Transference and Acceptance are the hallmarks of a mature risk posture:
Transference: This is the strategic middle ground. By using insurance, bonds, or specific contract language, you shift the impact of a threat to a third party. You aren't eliminating the risk; you are outsourcing the financial consequence.
Active Acceptance: The team acknowledges the threat and establishes a clear contingency plan. You are ready to act, but you refuse to spend a dime until the risk event actually triggers.
Passive Acceptance: This is the calculated decision to take no proactive action. When the cost of mitigation exceeds the potential impact of the risk, doing nothing is the only fiscally responsible choice.
Choosing to accept a risk isn't a sign of negligence—it’s a sign of discipline. It demonstrates that you are protecting the project’s margin from the "death by a thousand cuts" that comes with over-mitigating low-impact variables.
Takeaway 3: Your Contract is a Risk Management Shield
A contract is far more than a legal formality; it is your primary tool for risk allocation. It dictates who loses sleep when the market shifts and who profits when the team outperforms.
Choosing a contract type is a strategic decision that defines the entire project culture:
Lump Sum: The contractor bears the cost risk. This demands a high level of certainty in scope but provides the owner with price protection.
Cost-Plus: The owner assumes the cost risk. This is the "boardroom" choice for highly complex, fluid projects where flexibility is valued over a fixed price.
Unit Price: This is a nuanced split. The owner takes the risk on the quantity of work (e.g., how many cubic yards of soil must be moved), but the contractor bears the risk of productivity (how efficiently they can move those yards).
To prevent these agreements from shattering under pressure, we use specific "Safety Valves."
Force Majeure clauses act as a release valve for "Acts of God," ensuring neither party is destroyed by events truly beyond human control. Similarly, Differing Site Conditions clauses ensure that a "geological surprise" found during excavation becomes a manageable cost adjustment rather than a bankruptcy-inducing disaster for the contractor.
Takeaway 4: The Hidden Architecture of Safety Nets
The most disciplined plans include financial and temporal buffers that distinguish between the risks we can see and those we cannot.
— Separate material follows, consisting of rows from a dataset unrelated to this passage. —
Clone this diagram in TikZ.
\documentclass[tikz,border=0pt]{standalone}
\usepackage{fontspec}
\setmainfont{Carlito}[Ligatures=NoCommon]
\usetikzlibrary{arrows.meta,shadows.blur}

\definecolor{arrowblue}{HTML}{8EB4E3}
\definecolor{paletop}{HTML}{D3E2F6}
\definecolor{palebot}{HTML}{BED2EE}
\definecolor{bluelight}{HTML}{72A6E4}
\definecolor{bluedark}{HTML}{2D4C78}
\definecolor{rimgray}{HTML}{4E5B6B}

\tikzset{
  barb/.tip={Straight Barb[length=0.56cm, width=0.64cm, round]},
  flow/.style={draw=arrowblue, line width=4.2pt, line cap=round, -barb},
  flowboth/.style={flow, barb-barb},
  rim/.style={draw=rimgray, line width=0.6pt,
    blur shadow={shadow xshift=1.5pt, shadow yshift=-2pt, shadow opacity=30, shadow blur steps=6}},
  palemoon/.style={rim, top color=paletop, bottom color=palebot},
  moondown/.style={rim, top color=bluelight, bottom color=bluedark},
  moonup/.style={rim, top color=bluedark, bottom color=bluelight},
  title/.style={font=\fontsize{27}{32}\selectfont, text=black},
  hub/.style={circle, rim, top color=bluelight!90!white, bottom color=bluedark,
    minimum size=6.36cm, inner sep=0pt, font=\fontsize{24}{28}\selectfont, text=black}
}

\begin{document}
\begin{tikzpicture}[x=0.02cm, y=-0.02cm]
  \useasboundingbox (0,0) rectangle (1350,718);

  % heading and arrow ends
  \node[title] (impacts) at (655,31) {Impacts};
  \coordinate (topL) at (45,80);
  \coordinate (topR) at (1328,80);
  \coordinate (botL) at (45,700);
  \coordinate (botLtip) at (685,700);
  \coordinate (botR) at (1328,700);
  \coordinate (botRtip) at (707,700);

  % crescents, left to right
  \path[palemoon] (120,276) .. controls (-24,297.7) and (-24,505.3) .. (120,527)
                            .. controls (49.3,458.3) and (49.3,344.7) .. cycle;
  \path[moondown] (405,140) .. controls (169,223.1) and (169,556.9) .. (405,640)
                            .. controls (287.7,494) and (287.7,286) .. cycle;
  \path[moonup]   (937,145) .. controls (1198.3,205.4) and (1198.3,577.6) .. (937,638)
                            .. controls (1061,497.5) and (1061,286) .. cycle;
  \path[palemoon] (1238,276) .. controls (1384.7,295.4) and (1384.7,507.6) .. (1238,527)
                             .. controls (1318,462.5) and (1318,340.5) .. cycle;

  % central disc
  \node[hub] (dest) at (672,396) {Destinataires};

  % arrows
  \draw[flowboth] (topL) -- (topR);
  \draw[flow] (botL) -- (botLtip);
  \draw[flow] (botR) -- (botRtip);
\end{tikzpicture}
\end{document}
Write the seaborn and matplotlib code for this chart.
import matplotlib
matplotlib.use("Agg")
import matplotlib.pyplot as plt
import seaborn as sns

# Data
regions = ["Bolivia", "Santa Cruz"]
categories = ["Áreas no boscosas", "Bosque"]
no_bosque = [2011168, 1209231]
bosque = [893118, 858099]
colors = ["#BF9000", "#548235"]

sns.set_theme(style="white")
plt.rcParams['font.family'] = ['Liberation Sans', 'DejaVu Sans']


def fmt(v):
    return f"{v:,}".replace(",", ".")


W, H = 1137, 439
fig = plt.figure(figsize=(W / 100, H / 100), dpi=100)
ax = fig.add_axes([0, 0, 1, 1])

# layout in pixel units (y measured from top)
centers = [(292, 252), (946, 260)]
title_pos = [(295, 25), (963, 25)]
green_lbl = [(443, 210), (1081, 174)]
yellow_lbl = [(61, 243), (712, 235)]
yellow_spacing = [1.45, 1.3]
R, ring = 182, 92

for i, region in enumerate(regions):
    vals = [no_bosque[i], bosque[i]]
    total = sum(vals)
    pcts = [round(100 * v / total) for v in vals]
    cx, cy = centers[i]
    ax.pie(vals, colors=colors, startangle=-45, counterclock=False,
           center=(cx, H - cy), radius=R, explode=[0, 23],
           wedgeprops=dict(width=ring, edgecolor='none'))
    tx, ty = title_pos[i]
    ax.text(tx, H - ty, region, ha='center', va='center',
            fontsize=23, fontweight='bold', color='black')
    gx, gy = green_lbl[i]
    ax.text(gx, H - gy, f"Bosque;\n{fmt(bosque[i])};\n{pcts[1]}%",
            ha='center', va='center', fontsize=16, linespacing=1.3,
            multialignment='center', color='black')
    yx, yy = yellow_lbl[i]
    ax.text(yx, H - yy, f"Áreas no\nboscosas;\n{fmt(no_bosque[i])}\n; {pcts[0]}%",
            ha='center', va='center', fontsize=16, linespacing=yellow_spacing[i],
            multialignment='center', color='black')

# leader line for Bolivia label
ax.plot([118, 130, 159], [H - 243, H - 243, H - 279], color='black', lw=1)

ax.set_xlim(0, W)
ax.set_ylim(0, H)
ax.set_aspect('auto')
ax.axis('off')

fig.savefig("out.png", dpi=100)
These are not "slush funds"; they are structured reserves with strict governance.
Cost and Schedule Contingencies: These are for the "known unknowns"—the risks identified during planning.
Management Reserves: This is the strategic vault for the "unknown unknowns"—the events that no amount of brainstorming could have predicted.
The most critical component of a safety net is the Trigger Condition.
The moment a risk event occurs, projects often enter a state of "analysis paralysis." Hesitation kills projects. A professional plan removes this hesitation by pre-defining exactly when a reserve is released, who is responsible for the action, and what resources will be deployed.
"Effective contingency plans identify trigger conditions for activation, specify response actions, assign responsibilities, and estimate resource requirements."
Without a clear trigger, a contingency plan is just a document gathering dust while your project’s critical path erodes.
Conclusion: Moving From Reaction to Strategy
The transition from a novice manager to a strategic leader is marked by a shift from "fearing risk" to "managing variables."
By exploiting opportunities, utilizing transference, and building disciplined buffers with hard triggers, you move from a state of constant reaction to a state of strategic control.
As you look at your current portfolio, ask yourself: Are you truly allocating risk to the party best equipped to handle it, or are you simply hoping that the unpredictable won't happen to you?
Hope is not a strategy. Management is.